Thailand tells Tillerson trade with N. Korea has fallen sharply

Prime Minister Prayuth Chan-o-cha shows the way to US Secretary of State Rex Tillerson during a meeting at Government House on Tuesday. (Photo by Chanat Katanyu)

Foreign Minister Don Pramudwinai told visiting US Secretary of State Rex Tillerson on Tuesday that Thailand’s trade with North Korea, which faces UN sanctions over its nuclear and ballistic missiles tests, has fallen sharply compared with last year.

Mr Don told reporters that he informed Mr Tillerson that trade value fell 94% during the first half of this year compared with the same period of last year, in accordance with UN Security Council resolutions.

“Thailand has strictly followed on those resolutions as a good (UN) member state,” he said.

Tillerson was visiting Bangkok after participating in a series of meetings in Manila organised by the Association of Southeast Asian Nations, of which Thailand is a member.

Mr Don said Tillerson expressed appreciation of Asean efforts to reduce tensions on the Korea Peninsula.

In a statement issued over the weekend, Asean foreign ministers expressed “grave concerns” over the escalation of tensions due to North Korea nuclear tests and ballistic missile launches and its most recent testing of intercontinental ballistic missiles.

Noting that these developments seriously threaten peace and stability in the entire region and beyond, the ministers strongly urged North Korea “to fully and immediately comply with its obligations arising from all the relevant UN Security Council Resolutions.”

They also called for the exercise of self-restraint and the resumption of dialogue in order to de-escalate tensions and create conditions conducive to peace and stability.

The foreign minister said the statement was not meant merely to pressure North Korea but to address the issue constructively.

Mr Don said he and Mr Tillerson also discussed about such issues as cybersecurity, human trafficking and bilateral trade, in which Thailand enjoys a surplus.

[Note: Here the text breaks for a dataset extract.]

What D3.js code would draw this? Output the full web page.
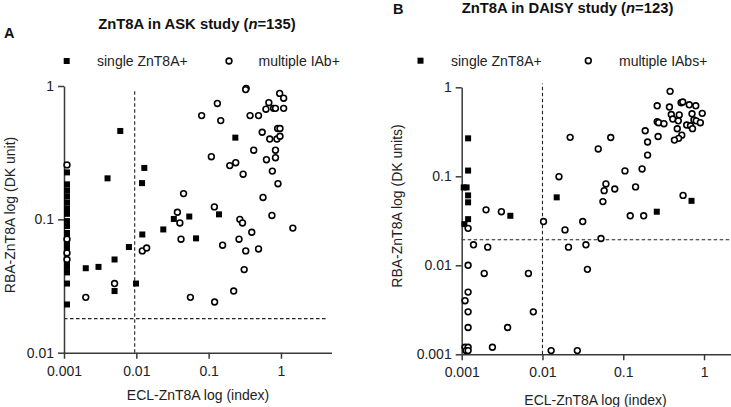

Mr Tillerson also met over lunch with Prime Minister Prayut Chan-o-cha, who told him that his government will adhere to its road map to restoring civilian control in the country, under which elections are scheduled for next year.

He is the highest-ranking US official to visit Thailand since Gen Prayut lead a bloodless coup in May 2014 that overthrew the country’s elected government.

In remarks made at the US embassy, Mr Tillerson said, “We certainly hope those elections proceed as scheduled.”

He said that is significant because the United States and Thailand will soon mark 200 years of relations, which he acknowledged have had their “ups and downs.”

“We have been treaty partners for over 184 years, and we’ve been allies for over 60,” he said, adding that the strength of the security alliance is demonstrated by the many joint military exercises the two countries continue to hold.

Gen Prayut is tipped to visit the US in October, but Mr Don said it is not yet confirmed.